Mark Lawson 

Liz Smith: TV’s favourite dotty Granny and outspoken Nana

For decades, Liz Smith has been the go-to woman for delightfully eccentric matriarchs – a role she had actually been perfecting since the age of nine
  
  

Liz Smith as Nana in The Royle Family.
Liz Smith … since the 70s, if a character on TV or film paid a visit to the oldest female member of their family, there was a strong chance it would be her. Photograph: ITV/Rex/Shutterstock

The problem for most women in the acting profession is that they suffer a shortage of interesting roles in older age. But the career curve of Liz Smith, who has died aged 95, was uniquely the reverse.

Unable to become a full-time actor until late middle age because she was a single mother bringing up two children, she rapidly became the go-to woman for ageing mothers and grandmothers. From 1983-84, she played characters identified only as Gran in four different TV series.

She later perfected the role as Nana in Caroline Aherne and Craig Cash’s sitcom The Royle Family. The only reason her best movie role – as Mother in Alan Bennett’s 1984 rationing comedy A Private Function – wasn’t also a granny was the elaborate contraceptive apparatus that Maggie Smith, as her daughter, and Michael Palin employ in that film.

Those two works gave Smith her most memorable scenes: drawing tears as she portrayed the final decline and death of the grand-matriarch in her last episode of The Royle Family, and triggering loud laughter in A Private Function, as she sat dourly church-hatted beside Smith while the daughter carried out her wartime duties as a cinema organist.
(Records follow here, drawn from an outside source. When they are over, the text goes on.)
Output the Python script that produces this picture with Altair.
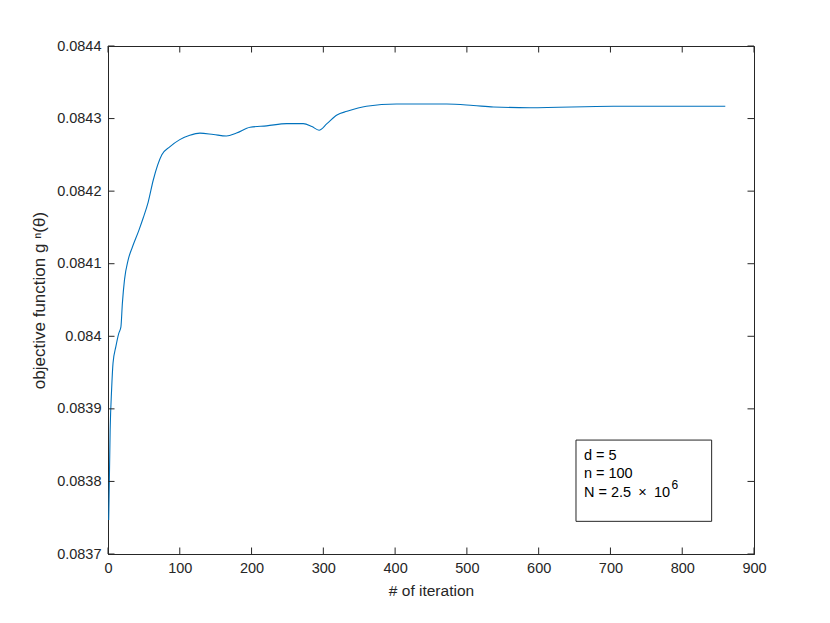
import altair as alt
import pandas as pd

# ---- data ----
iterations = [1, 3, 5, 7, 11, 15, 18, 20, 23, 28, 34, 43, 49, 56, 63, 75, 86,
              100, 114, 128, 147, 165, 179, 198, 221, 249, 272, 284, 294, 305,
              319, 333, 360, 402, 472, 509, 537, 588, 704, 860]
objective = [0.083747, 0.083871, 0.083926, 0.083963, 0.083986, 0.084004,
             0.084013, 0.084045, 0.084078, 0.084105, 0.084123, 0.084146,
             0.084163, 0.084185, 0.084215, 0.084250, 0.084261, 0.084271,
             0.084277, 0.084280, 0.084278, 0.084276, 0.084280, 0.084288,
             0.084290, 0.084293, 0.084293, 0.084289, 0.084284, 0.084293,
             0.084305, 0.084310, 0.084317, 0.084320, 0.084320, 0.084318,
             0.084316, 0.084315, 0.084317, 0.084317]
x_ticks = [0, 100, 200, 300, 400, 500, 600, 700, 800, 900]
y_ticks = [0.0837, 0.0838, 0.0839, 0.0840, 0.0841, 0.0842, 0.0843, 0.0844]
note_lines = ["d = 5", "n = 100", "N = 2.5\u2002\u00d7\u200210"]
note_x = [663, 663, 663]
note_y = [0.0838295, 0.0838047, 0.0837785]
sup_text = ["6"]
sup_x = [785]
sup_y = [0.0837895]
box_x = [652, 841]
box_y = [0.083857, 0.083745]

W, H = 646, 508
FONT = "Liberation Sans"
DARK = "#262626"
TICK = 6.5

xs = alt.Scale(domain=[0, 900], nice=False)
ys = alt.Scale(domain=[0.0837, 0.0844], nice=False, zero=False)
XT = "# of iteration"
YT = "objective function g \u207f(\u03b8)"

df = pd.DataFrame({"iteration": iterations, "objective": objective})

line = alt.Chart(df).mark_line(color="#0072BD", strokeWidth=1.1, interpolate="monotone").encode(
    x=alt.X("iteration:Q", scale=xs,
            axis=alt.Axis(title=XT, values=x_ticks, labelFlush=False, labelOverlap=False,
                          titleFontSize=15.5)),
    y=alt.Y("objective:Q", scale=ys,
            axis=alt.Axis(title=YT, values=y_ticks, format=".4~f", labelFlush=False,
                          labelOverlap=False, titleFontSize=17, titlePadding=8)),
)

box_df = pd.DataFrame({"iteration": [box_x[0]], "iteration2": [box_x[1]],
                       "objective": [box_y[0]], "objective2": [box_y[1]]})
box = alt.Chart(box_df).mark_rect(fill="white", stroke=DARK, strokeWidth=1).encode(
    x=alt.X("iteration:Q", scale=xs, title=XT), x2="iteration2:Q",
    y=alt.Y("objective:Q", scale=ys, title=YT), y2="objective2:Q",
)

note_df = pd.DataFrame({"iteration": note_x, "objective": note_y, "label": note_lines})
notes = alt.Chart(note_df).mark_text(align="left", baseline="alphabetic", font=FONT,
                                     fontSize=14.5, color="#000000").encode(
    x=alt.X("iteration:Q", scale=xs, title=XT),
    y=alt.Y("objective:Q", scale=ys, title=YT),
    text="label:N",
)
sup_df = pd.DataFrame({"iteration": sup_x, "objective": sup_y, "label": sup_text})
sup = alt.Chart(sup_df).mark_text(align="left", baseline="alphabetic", font=FONT,
                                  fontSize=12, color="#000000").encode(
    x=alt.X("iteration:Q", scale=xs, title=XT),
    y=alt.Y("objective:Q", scale=ys, title=YT),
    text="label:N",
)

xt_df = pd.DataFrame({"iteration": x_ticks})
yt_df = pd.DataFrame({"objective": y_ticks})
tick_bottom = alt.Chart(xt_df).mark_rule(color=DARK, strokeWidth=1).encode(
    x=alt.X("iteration:Q", scale=xs, title=XT), y=alt.value(H), y2=alt.value(H - TICK))
tick_top = alt.Chart(xt_df).mark_rule(color=DARK, strokeWidth=1).encode(
    x=alt.X("iteration:Q", scale=xs, title=XT), y=alt.value(0), y2=alt.value(TICK))
tick_left = alt.Chart(yt_df).mark_rule(color=DARK, strokeWidth=1).encode(
    y=alt.Y("objective:Q", scale=ys, title=YT), x=alt.value(0), x2=alt.value(TICK))
tick_right = alt.Chart(yt_df).mark_rule(color=DARK, strokeWidth=1).encode(
    y=alt.Y("objective:Q", scale=ys, title=YT), x=alt.value(W), x2=alt.value(W - TICK))

chart = alt.layer(line, box, notes, sup, tick_bottom, tick_top, tick_left, tick_right).properties(
    width=W, height=H,
    padding={"left": 100, "top": 38, "right": 60, "bottom": 55},
    autosize="none",
    background="white",
).configure_axis(
    grid=False, ticks=False, domainColor=DARK, domainWidth=1,
    labelFont=FONT, labelFontSize=14.5, labelColor=DARK, labelPadding=7,
    titleFont=FONT, titleFontWeight="normal", titleColor=DARK,
    titlePadding=9,
).configure_view(stroke=DARK, strokeWidth=1)

chart.save("out.html", embed_options={"renderer": "svg", "actions": False})
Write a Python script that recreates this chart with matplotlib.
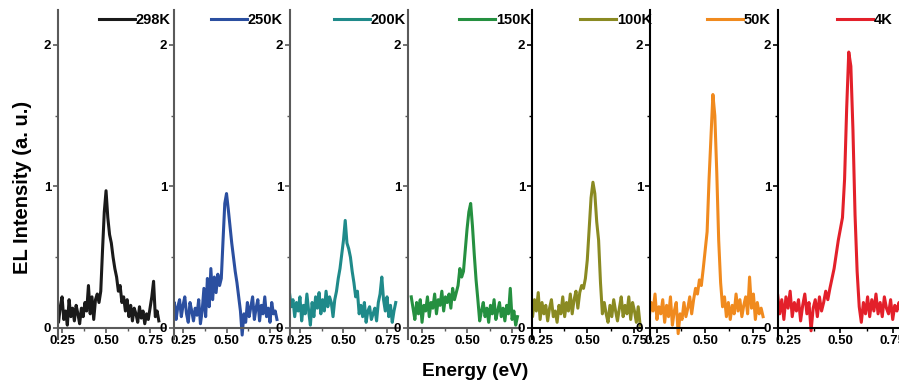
import matplotlib
matplotlib.use("Agg")
import matplotlib.pyplot as plt
from matplotlib.ticker import MultipleLocator
import numpy as np

plt.rcParams['font.family'] = ['Liberation Sans', 'DejaVu Sans']
plt.rcParams['font.weight'] = 'bold'

# energy grid (eV), 0.19 ... 0.81
energy = np.round(np.arange(0.19, 0.8101, 0.01), 2)

temps = ["298K", "250K", "200K", "150K", "100K", "50K", "4K"]
colors = ["#1a1a1a", "#2b4fa0", "#1f8a8a", "#259040", "#8a8a22", "#f08a1e", "#e3202a"]
spine_colors = ["#5a5a5a", "#5a5a5a", "#5a5a5a", "#5a5a5a", "black", "black", "black"]

# EL intensity (rows of 10: 0.19-0.28, 0.29-0.38, ...)
el_298 = [0.10, 0.12, 0.08, 0.18, 0.04, 0.15, 0.22, 0.06, 0.12, 0.02,
          0.20, 0.08, 0.14, 0.05, 0.16, 0.10, 0.03, 0.14, 0.08, 0.18,
          0.12, 0.30, 0.10, 0.22, 0.06, 0.20, 0.24, 0.18, 0.26, 0.55,
          0.82, 0.97, 0.78, 0.66, 0.60, 0.50, 0.42, 0.36, 0.26, 0.30,
          0.18, 0.22, 0.12, 0.20, 0.08, 0.16, 0.05, 0.14, 0.10, 0.04,
          0.15, 0.07, 0.12, 0.03, 0.10, 0.06, 0.14, 0.22, 0.33, 0.08,
          0.12, 0.05, 0.10]
el_250 = [0.12, 0.18, 0.06, 0.15, 0.20, 0.08, 0.16, 0.22, 0.10, 0.04,
          0.18, 0.12, 0.05, 0.14, 0.09, 0.20, 0.03, 0.12, 0.28, 0.08,
          0.35, 0.15, 0.42, 0.20, 0.36, 0.25, 0.38, 0.30, 0.35, 0.62,
          0.88, 0.95, 0.84, 0.72, 0.60, 0.50, 0.40, 0.32, 0.22, 0.12,
          -0.05, 0.10, 0.04, 0.18, 0.08, 0.15, 0.22, 0.06, 0.14, 0.20,
          0.05, 0.16, 0.10, 0.22, 0.08, 0.14, 0.04, 0.18, 0.10, 0.12,
          0.06, 0.08, 0.10]
el_200 = [0.25, 0.15, 0.20, 0.08, 0.18, 0.12, 0.22, 0.05, 0.16, 0.10,
          0.24, 0.12, 0.02, 0.18, 0.08, 0.22, 0.14, 0.25, 0.10, 0.20,
          0.12, 0.26, 0.15, 0.22, 0.18, 0.08, 0.20, 0.26, 0.35, 0.42,
          0.52, 0.62, 0.76, 0.60, 0.56, 0.50, 0.40, 0.32, 0.22, 0.26,
          0.10, 0.16, 0.08, 0.18, 0.04, 0.12, 0.15, 0.06, 0.10, 0.14,
          0.05, 0.18, 0.24, 0.36, 0.20, 0.12, 0.22, 0.08, 0.16, 0.04,
          0.12, 0.18, 0.10]
el_150 = [0.22, 0.14, 0.06, 0.18, 0.10, 0.20, 0.04, 0.16, 0.12, 0.22,
          0.08, 0.18, 0.14, 0.24, 0.10, 0.20, 0.16, 0.26, 0.12, 0.22,
          0.18, 0.24, 0.14, 0.28, 0.20, 0.25, 0.30, 0.42, 0.36, 0.40,
          0.55, 0.70, 0.82, 0.88, 0.72, 0.52, 0.34, 0.20, 0.05, 0.12,
          0.18, 0.08, 0.14, 0.04, 0.16, 0.10, 0.20, 0.06, 0.12, 0.18,
          0.08, 0.14, 0.05, 0.16, 0.10, 0.28, 0.06, 0.12, 0.02, 0.08,
          0.10, 0.08, 0.06]
el_100 = [0.10, 0.14, 0.08, 0.20, 0.12, 0.25, 0.06, 0.18, 0.10, 0.16,
          0.05, 0.14, 0.20, 0.08, 0.12, 0.04, 0.16, 0.10, 0.22, 0.08,
          0.18, 0.12, 0.24, 0.10, 0.20, 0.26, 0.14, 0.25, 0.30, 0.28,
          0.35, 0.48, 0.70, 0.92, 1.03, 0.95, 0.75, 0.62, 0.32, 0.10,
          0.18, 0.10, 0.04, 0.16, 0.08, 0.20, 0.12, 0.05, 0.14, 0.22,
          0.08, 0.16, 0.10, 0.22, 0.06, 0.18, 0.12, 0.04, 0.15, 0.02,
          0.08, 0.06, 0.06]
el_50 = [0.20, 0.26, 0.08, 0.18, 0.12, 0.24, 0.06, 0.15, 0.10, 0.20,
         0.04, 0.16, 0.08, 0.22, 0.02, 0.12, 0.18, -0.04, 0.10, 0.06,
         0.18, 0.08, 0.14, 0.22, 0.10, 0.20, 0.28, 0.24, 0.34, 0.30,
         0.42, 0.55, 0.68, 1.05, 1.35, 1.65, 1.50, 1.10, 0.62, 0.32,
         0.15, 0.22, 0.08, 0.18, 0.06, 0.16, 0.10, 0.24, 0.12, 0.20,
         0.08, 0.16, 0.22, 0.10, 0.36, 0.14, 0.24, 0.06, 0.18, 0.10,
         0.14, 0.08, 0.12]
el_4 = [0.18, 0.24, 0.10, 0.20, 0.06, 0.22, 0.14, 0.26, 0.08, 0.18,
        0.12, 0.20, 0.05, 0.16, 0.24, 0.10, 0.18, -0.02, 0.14, 0.20,
        0.08, 0.22, 0.12, 0.18, 0.26, 0.20, 0.28, 0.35, 0.42, 0.52,
        0.62, 0.70, 0.78, 1.05, 1.55, 1.95, 1.85, 1.40, 0.80, 0.40,
        0.15, 0.04, 0.18, 0.10, 0.22, 0.08, 0.20, 0.12, 0.24, 0.10,
        0.18, 0.08, 0.22, 0.14, 0.10, 0.20, 0.06, 0.16, 0.12, 0.18,
        0.10, 0.14, 0.12]
series = [el_298, el_250, el_200, el_150, el_100, el_50, el_4]
data_end = [0.80, 0.79, 0.80, 0.78, 0.78, 0.80, 0.81]

# per-panel energy window and placement (pixels in the 899x384 canvas)
x_lo = [0.227, 0.198, 0.193, 0.172, 0.207, 0.214, 0.202]
x_hi = [0.835, 0.819, 0.813, 0.794, 0.790, 0.810, 0.780]
left_px = [58, 174, 290, 408, 532, 650, 778]
right_px = [165, 282, 398, 520, 642, 765, 899]
legend_right_px = [171, 283, 406, 531, 652, 771, 893]

W, H = 899, 384
fig = plt.figure(figsize=(W / 100, H / 100), dpi=100)

y_lo, y_hi = -0.08, 2.25
bot_px, top_px = 339.3, 9.6

for i in range(7):
    ax = fig.add_axes([left_px[i] / W, 1 - bot_px / H,
                       (right_px[i] - left_px[i]) / W, (bot_px - top_px) / H])
    ax.patch.set_alpha(0)
    e = energy[energy <= data_end[i] + 1e-9]
    v = np.array(series[i])[:len(e)]
    ax.plot(e, v, color=colors[i], lw=2.2, label=temps[i])
    ax.set_xlim(x_lo[i], x_hi[i])
    ax.set_ylim(y_lo, y_hi)
    for s in ["top", "right"]:
        ax.spines[s].set_visible(False)
    ax.spines["bottom"].set_position(("data", 0))
    for s in ["left", "bottom"]:
        ax.spines[s].set_color(spine_colors[i])
        ax.spines[s].set_linewidth(1.5)
    ax.xaxis.set_minor_locator(MultipleLocator(0.125))
    ax.yaxis.set_minor_locator(MultipleLocator(0.5))
    ax.set_xticks([0.25, 0.50, 0.75])
    ax.set_xticklabels(["0.25", "0.50", "0.75"])
    ax.set_yticks([0, 1, 2])
    ax.tick_params(which="major", direction="out", length=3.5, width=1.2,
                   labelsize=9.5, pad=1.5, color=spine_colors[i])
    ax.tick_params(which="minor", direction="out", length=2, width=1.0,
                   color=spine_colors[i])
    for lab in ax.get_xticklabels() + ax.get_yticklabels():
        lab.set_fontweight("bold")
    ax.legend(loc="center right",
              bbox_to_anchor=(legend_right_px[i] / W, 1 - 20 / H),
              bbox_transform=fig.transFigure, frameon=False,
              handlelength=2.5, handletextpad=0.05, borderpad=0,
              borderaxespad=0, prop={"size": 10.5, "weight": "bold"})

fig.text(23 / W, 1 - 187 / H, "EL Intensity (a. u.)", rotation=90,
         ha="center", va="center", fontsize=14.5, fontweight="bold")
fig.text(475 / W, 1 - 371 / H, "Energy (eV)", ha="center", va="center",
         fontsize=13.8, fontweight="bold")

fig.savefig("out.png", dpi=100)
Being an unknown actor on the verge of her 50th birthday ought to have been an insuperable obstacle to the ambitions for stardom Smith had held since childhood, but the director Mike Leigh liked to cast performers who did not distract the audience with instant recognisability. Leigh also has a painter’s eye for distinctive, expressive faces and so Smith’s lack of fame and pinched but radiant looks led him to cast her in two early TV works: Bleak Moments (1971), as a character’s mother, and Hard Labour (1973), her breakthrough role, in which she played the working-class cleaner for a Salford snob.

Casting directors soon learned to check out the newcomers used by Leigh, and Smith was rapidly offered the major TV role of Mrs Brandon in Peter Tinniswood’s northern domestic sitcom, I Didn’t Know You Cared. This demonstrated her range because, where Leigh’s work demanded hyperrealistic acting (as The Royle Family also later did), Tinniswood’s scripts had a heightened, surrealist streak.

From then on, if a character on television or film ever paid a visit to the oldest female member of their family, there was a strong chance it would be Smith sitting in the armchair. Some actors would have balked at becoming a granny specialist at around 60 but Smith had always had a talent for aging up: she recalled that, even as a nine-year-old in amateur dramatics, she was famed for taking old lady roles.

Smith was born in Lincolnshire, but she proved easily able to adapt her Scunthorpe vowels to become a natural with northern English dialogue from either side of the Pennines. Among the writers who provided her signature roles, Leigh, Aherne (who died earlier this year) and Cash grew up in Manchester, while Tinniswood had lived in Liverpool and worked in Yorkshire, where Bennett was born. All these characters drew on a particular northern tradition of older women who embraced eccentricity and delighted in speaking their mind.

One of her few major southern roles was as Mrs Cropley in The Vicar of Dibley, an ancient parishioner who sat knitting in parish council meetings and forced bizarre home cooking on everyone. Mrs Cropley was also rare among her characters in being happy and serene, albeit in a world of her own. What unites the writing of Leigh, Tinniswood, Bennett, Aherne and Cash is that the comedy has an underlay of darkness, and, although she would have wished it otherwise, Smith had easy access to melancholy.

Her mother had died when she was two, and her father subsequently abandoned the family. Being brought up by a widowed grandmother, Smith acknowledged, shaped her knack for playing grannies. A tough childhood was not evened out in adulthood, when her husband, who she met during the second world war, left her in the 50s to bring up their young son and daughter alone with little money. In a BBC television interview, Smith told me that her late professional success had failed to compensate for what had been, although she loved her children, long private pain. If the choice had been offered, she insisted, she would have been unknown but personally happy.

Liz Smith: Royle Family’s Nana actor dies at 95

Yet, although sad about the circumstances that caused it, audiences will remain thankful for the late-starting career that turned the disadvantages of her life to such creative advantage. Most actors, however well known, find themselves competing against a small number of peers for the same prime parts. But, for several decades, Smith had sole ownership of a certain type of role.

In 2005, when the casting directors for Roman Polanski’s movie version of Oliver Twist were trying to fill a part identified only as a Dickensian “Old Woman”, it seems unlikely that they took long to come up with the perfect name.